AVRUPA’NIN KALBİNE GİRDİK

AVRUPA’NIN KALBİNE GİRDİK

 

           54 yıldır gözlemci olarak kapısında beklediğimiz CERN’e, parasızlıktan giremiyorduk!

           Türkiye’nin CERN’e ortak olması medyada gereken ilgiyi gördü, kamuoyunda beklenen yankıyı buldu mu?

           Hayır!

           Peki, niye?

           Anlaşılan o ki, ülkemizde CERN’nün önemi yeteri kadar bilinmiyor. Ya da biliniyor da kıskançlıktan çıt çıkmıyor. Yok yok belki de bu ilgisizlik, CERN’ün sâdece “BigBang” deneyleri yapılan fantastik filmler platosu gibi lanse edilmesinden kaynaklanıyor.

           Halbuki bu, Türkiye’nin nereden nereye geldiğini ve nereye gideceğini göstermesi bakımından son 50-60 yılın en önemli olaylarından biridir.

Yahu CERN’e girdik, CERN’e; teknolojinin kalbine, dünyanın en büyük araştırma laboratuvarına, Avrupa’nın NASA’sına tam üye olduk!

            Peki, şimdiye kadar niye üye olamıyorduk?

            Parasızlıktan!
            Anlatacağım:

            CERN, Fransa- İsviçre sınırında kurulu, dünyanın en büyük parçacık fiziği araştırma laboratuvarıdır. Yeni temiz enerji kaynaklarının araştırılması, yeni reaktör sistemlerinin geliştirilmesi, bilgisayar teknolojisi, tıpta tedavi ve teşhis uygulamaları, yeni elementlerin bulunuşu, CERN’de en önde gelen araştırmalardır. CERN; Parçacık fiziği araştırmaları, lazer fiziği, plazma fiziği, elektronik, telekomünikasyon, nanobilim, nükleer tıp ve radyoterapi, bilişim teknolojisi (yazılım geliştirme, bilgisayar mimarisi, bilgisayar ağ bilimi vb.), savunma sanayi ve mühendisliğin çeşitli dallarındaki yeni gelişmelerin lokomotifidir.

             Dahası, bugün dünyadaki bilgisayar iletişiminin kalbi olan World Wide Web (www), CERN’de bilgisayar programcılığı yapan Tim Berners-Lee’nin, “HTML” adlı bilgisayar dilini bulup geliştirmesiyle oluşmuştur.

             Avrupa Nükleer Araştırma Merkezi (CERN),İkinci Dünya Savaşından sonra Avrupa’nın fizik alanında ABD’ye yetişebilmesi için 12 Avrupa ülkesinin (Belçika, Almanya, Fransa, Danimarka, Hollanda, İngiltere, İsveç, İsviçre, İtalya, Norveç, Yugoslavya ve Yunanistan) işbirliği ile 1954 yılında kuruldu.
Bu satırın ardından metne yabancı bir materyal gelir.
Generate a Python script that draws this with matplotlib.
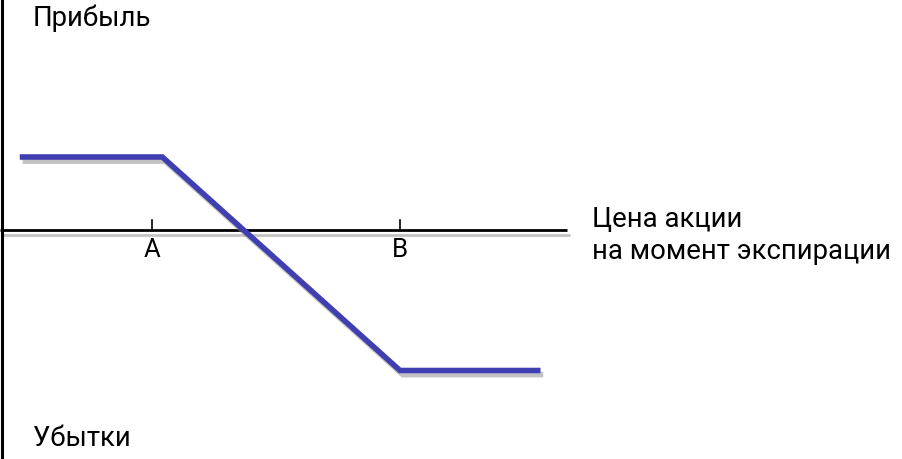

Üye sayısı sonradan 21’e çıktı.

             Kısacası CERN, dünyanın teknolojideki geleceğidir. Türkiye, 1961’den bu yana gözlemci statüsünde kapıda bekletildiği, işte bu dünyanın en büyük araştırma loboratuvarına, 06.05.2015 tarihinde resmen ortak üye oldu.

             Peki, 54 yıldır niye ortak üye olamadı?

             Parasızlıktan!

            Zira, ortak üyelik statüsü ile birlikte Türkiye yapacağı maddi katkı sayesinde CERN’in kurum ihalelerinden pay alabilecek ve Türk bilim insanları burada kadrolu olarak araştırmalara katılabilecek. Türkiye, CERN’e ortak üyelik için yıllık 3.5 milyon İsviçre Frangı ( 2.8 milyon Euro) ödeyecek.

            25 Temmuz 2000’de Başbakan Bülent Ecevit’in, “Yeterli kaynağımız yok” diyerek Akkuyu nükleer santral ihalesini Bakanlar Kurulu kararıyla iptal ettiğini hatırlarsanız, ne demek istediğimi daha iyi anlarsınız.

            Hakkını teslim etmeliyiz ki; AK Parti’den önce Türkiye’de parasızlıktan nükleer güç ihaleleri iptal ediliyordu, nerede kaldı ki yıllık 2.8 milyon Euro aidat ödeyerek,CERN’e girile!.